Figure 5: Area Overhead of PRIME
Figure 5: Area Overhead of PRIME

PRIME utilizes two FF subarrays and one Buffer subarray per bank, totaling 64 subarrays, resulting in a mere 5.76% area overhead. The selection of the number of FF subarrays involves a balance between peak GOPS (Giga Operations Per Second) and area overhead. Experimental findings on Mlbench (excluding VGG-D) indicate that the utility of FF subarrays averages at 39.8% before replication and 75.9% after replication. For VGG-D, the utility of FF subarrays stands at 53.9% before replication and 73.6% after replication. Figure 5 illustrates the breakdown of area overhead in a mat of an FF subarray. Notably, there is a 60% increase in area to support computation: the added driver accounts for 23%, subtraction and sigmoid circuits contribute 29%, while control, multiplexer, and other components amount to 8%.

Critical Review

Pros

  • PRIME proposes a novel approach by integrating PIM architecture within ReRAM-based main memory, addressing performance and energy efficiency concerns for NN applications.
  • The experimental results demonstrate significant speedup and energy savings across various NN applications, showcasing the effectiveness of PRIME in enhancing performance.
  • PRIME achieves minimal area overhead through circuit reuse, ensuring that the integration of PIM architecture does not significantly impact the original ReRAM chips.
  • PRIME offers flexibility by allowing a portion of ReRAM memory arrays to serve either as accelerators for NN applications or as memory, providing a larger working memory space.

Cons

  • While PRIME offers significant benefits, its implementation has introduced complexity, especially in terms of system integration and software/hardware interface development.

Takeaways

This paper introduces PRIME, a novel PIM architecture embedded within ReRAM-based main memory, aimed at significantly enhancing performance and energy efficiency for NN applications.
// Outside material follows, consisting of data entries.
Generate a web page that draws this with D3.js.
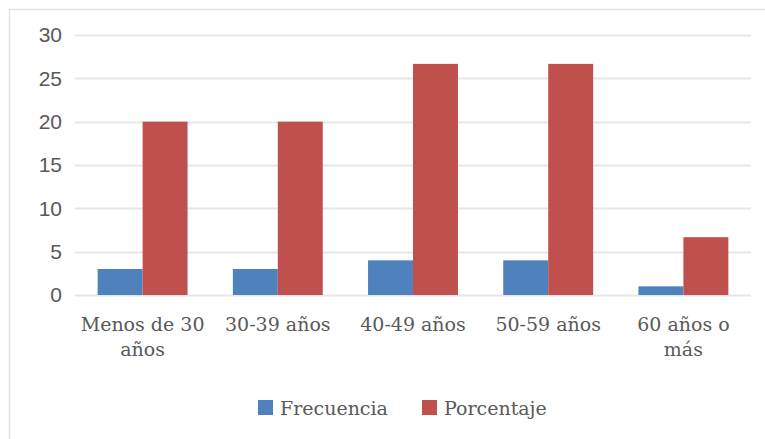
<!DOCTYPE html>
<html>
<head>
<meta charset="utf-8">
<script src="https://cdn.jsdelivr.net/npm/d3@7"></script>
<style>
  html, body { margin: 0; padding: 0; background: #fff; }
  svg { display: block; }
</style>
</head>
<body>
<svg id="chart" width="765" height="439"></svg>
<script>
// Age groups and the two series plotted for each
const categories = ["Menos de 30 años", "30-39 años", "40-49 años", "50-59 años", "60 años o más"];
const categoryLines = [["Menos de 30", "años"], ["30-39 años"], ["40-49 años"], ["50-59 años"], ["60 años o", "más"]];
const frecuencia = [3, 3, 4, 4, 1];
const porcentaje = [20, 20, 26.67, 26.67, 6.67];
const seriesNames = ["Frecuencia", "Porcentaje"];
const seriesColors = ["#4f81bd", "#c0504d"];
const yTicks = [0, 5, 10, 15, 20, 25, 30];

const svg = d3.select("#chart");
const labelFont = "'DejaVu Serif', serif";
const tickFont = "'Liberation Sans Narrow', 'Liberation Sans', sans-serif";

// outer chart frame (top and left edges visible)
svg.append("path")
  .attr("d", "M9.5,439 V9.5 H765")
  .attr("fill", "none")
  .attr("stroke", "#e3e3e3")
  .attr("stroke-width", 1.5);

const plot = { left: 75, right: 751, top: 35, bottom: 295 };

const x = d3.scaleBand()
  .domain(categories)
  .range([plot.left, plot.right])
  .paddingInner(0.335)
  .paddingOuter(0.1675);

const xSeries = d3.scaleBand()
  .domain(seriesNames)
  .range([0, x.bandwidth()]);

const y = d3.scaleLinear()
  .domain([0, 30])
  .range([plot.bottom, plot.top]);

// horizontal gridlines
svg.append("g")
  .selectAll("line")
  .data(yTicks)
  .join("line")
  .attr("x1", plot.left)
  .attr("x2", plot.right)
  .attr("y1", d => Math.round(y(d)) + 0.5)
  .attr("y2", d => Math.round(y(d)) + 0.5)
  .attr("stroke", "#e6e6e6")
  .attr("stroke-width", 2);

// y axis labels
const yAxis = d3.axisLeft(y).tickValues(yTicks).tickSize(0).tickPadding(0);
svg.append("g")
  .attr("transform", `translate(${plot.left - 13},0)`)
  .call(yAxis)
  .call(g => g.select(".domain").remove())
  .call(g => g.selectAll("text")
    .attr("fill", "#595959")
    .attr("font-family", tickFont)
    .attr("font-size", 21));

// bars
const rows = categories.map((c, i) => ({ cat: c, values: [frecuencia[i], porcentaje[i]] }));
const groups = svg.append("g")
  .selectAll("g")
  .data(rows)
  .join("g")
  .attr("transform", d => `translate(${x(d.cat)},0)`);

groups.selectAll("rect")
  .data(d => d.values.map((v, k) => ({ name: seriesNames[k], value: v, color: seriesColors[k] })))
  .join("rect")
  .attr("x", d => xSeries(d.name))
  .attr("width", xSeries.bandwidth())
  .attr("y", d => y(d.value))
  .attr("height", d => y(0) - y(d.value))
  .attr("fill", d => d.color);

// category labels (wrapped over two lines where needed)
const xl = svg.append("g")
  .selectAll("text")
  .data(categories)
  .join("text")
  .attr("x", d => x(d) + x.bandwidth() / 2)
  .attr("y", 331)
  .attr("text-anchor", "middle")
  .attr("fill", "#595959")
  .attr("font-family", labelFont)
  .attr("font-size", 19);
xl.selectAll("tspan")
  .data((d, i) => categoryLines[i])
  .join("tspan")
  .attr("x", function () { return d3.select(this.parentNode).attr("x"); })
  .attr("dy", (d, j) => j === 0 ? 0 : 25)
  .text(d => d);

// legend
const legendX = [258, 422];
const legend = svg.append("g")
  .selectAll("g")
  .data(seriesNames)
  .join("g")
  .attr("transform", (d, i) => `translate(${legendX[i]},400)`);
legend.append("rect")
  .attr("width", 15)
  .attr("height", 15)
  .attr("fill", (d, i) => seriesColors[i]);
legend.append("text")
  .attr("x", 22)
  .attr("y", 15)
  .attr("fill", "#595959")
  .attr("font-family", labelFont)
  .attr("font-size", 19)
  .text(d => d);
</script>
</body>
</html>
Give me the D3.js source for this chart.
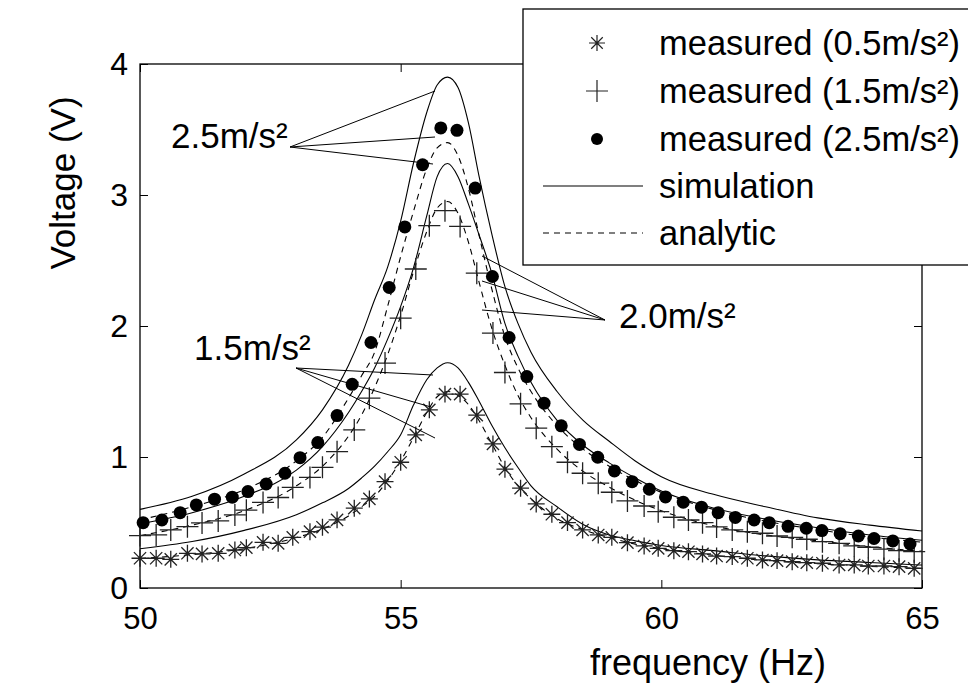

PRIME leverages both the advantages of PIM architecture and the efficiency of ReRAM-based NN computation. Within PRIME, a portion of ReRAM memory arrays is equipped with NN computation capability, capable of either accelerating NN applications or functioning as memory to expand working memory space. Our designs span from circuit-level to system-level, with PRIME achieving minimal area overhead through circuit reuse. Experimental results demonstrate PRIME’s ability to achieve high speedup and substantial energy savings across various NN applications, including MLP and CNN.

References

  1. P. Chi, S. Li, C. Xu, T. Zhang, J. Zhao, Y. Liu, Y. Wang, and Y. Xie, “Prime: A novel processing-in-memory architecture for neural network computation in reram-based main memory,” in 2016 ACM/IEEE 43rd Annual International Symposium on Computer Architecture (ISCA), 2016, pp. 27–39.